Mina was not deterred from remaining in the country and accepted life in Palestine in an angry way.
She wanted her sister and her children to remain in the country until the situation ended, and they all remained and planted roots there.
Mina went through five difficult years in the Kfar Tavor settlement in the Lower Galilee during the four war years. She had to provide a livelihood for eight people - three of her own and five of her sister's family - under difficult circumstances for the economy in Palestine and food shortages.
Mina got through those four and a half years of the war with patience and dedication. She settled down quickly to life in the country and in the village. She gave birth to a son and looked to the future after the frightful war to establish a home with her husband, A. Rothblatt. Everyone breathed easier once the war ended and the conquest of Palestine by the British, who promised to assist in building a Jewish Home for the Jewish People.
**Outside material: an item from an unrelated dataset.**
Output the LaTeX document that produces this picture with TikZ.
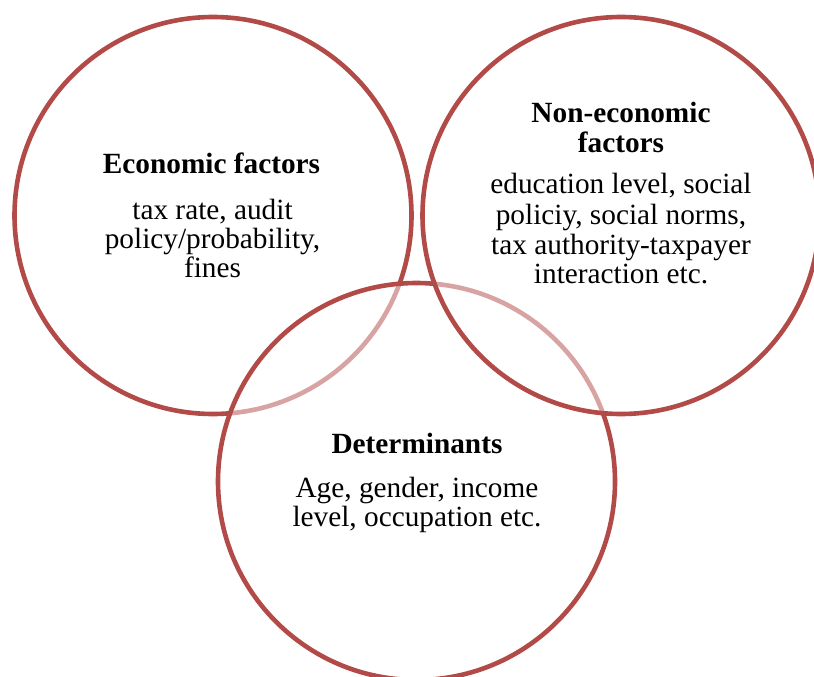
\documentclass[tikz,border=0pt]{standalone}
\usepackage{fontspec}
\setmainfont{Liberation Serif}
\definecolor{ring}{HTML}{B24A47}
\begin{document}
\begin{tikzpicture}[x=1pt,y=-1pt,
  venn/.style={circle, draw=ring, line width=4.6pt, fill=white, fill opacity=0.5,
               inner sep=0pt, minimum size=397pt},
  head/.style={anchor=base, inner sep=0pt, font=\fontsize{29.3}{30}\selectfont\bfseries},
  body/.style={anchor=base, inner sep=0pt, font=\fontsize{29.3}{30}\selectfont}]
\useasboundingbox (0,0) rectangle (814,677);
\clip (0,0) rectangle (814,677);

% three overlapping sets; later circles veil the outlines of earlier ones
\node[venn] (econ) at (213,215.5) {};
\node[venn] (det)  at (416.5,481.5) {};
\node[venn] (non)  at (621,215.5) {};

% economic factors
\node[head] (econH)  at (211.5,173) {Economic factors};
\node[body] (econB1) at (212.5,219) {tax rate, audit};
\node[body] (econB2) at (212.5,248) {policy/probability,};
\node[body] (econB3) at (212.5,277) {fines};

% non-economic factors
\node[head] (nonH1) at (621,122) {Non-economic};
\node[head] (nonH2) at (621,152) {factors};
\node[body] (nonB1) at (621,193) {education level, social};
\node[body] (nonB2) at (621,224) {policiy, social norms,};
\node[body] (nonB3) at (621,254) {tax authority-taxpayer};
\node[body] (nonB4) at (621,283) {interaction etc.};

% determinants
\node[head] (detH)  at (417,453) {Determinants};
\node[body] (detB1) at (417,497) {Age, gender, income};
\node[body] (detB2) at (417,526) {level, occupation etc.};
\end{tikzpicture}
\end{document}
However, there was no time for Mina Plotnick-Rothblatt to recover from the hardships of the war. The worldwide epidemic that struck Europe and the Middle East affected the Holy Land and seven residents of Kfar Tavor, including Mina, who was only 22 years old. She passed away on the 17th of Cheshvan, 5678 - November 1918, [correct English date should be November 17, 1918] and thus ended the short life of the pioneer, Mina Plotnick of Yanov.
May her soul be bound with the living.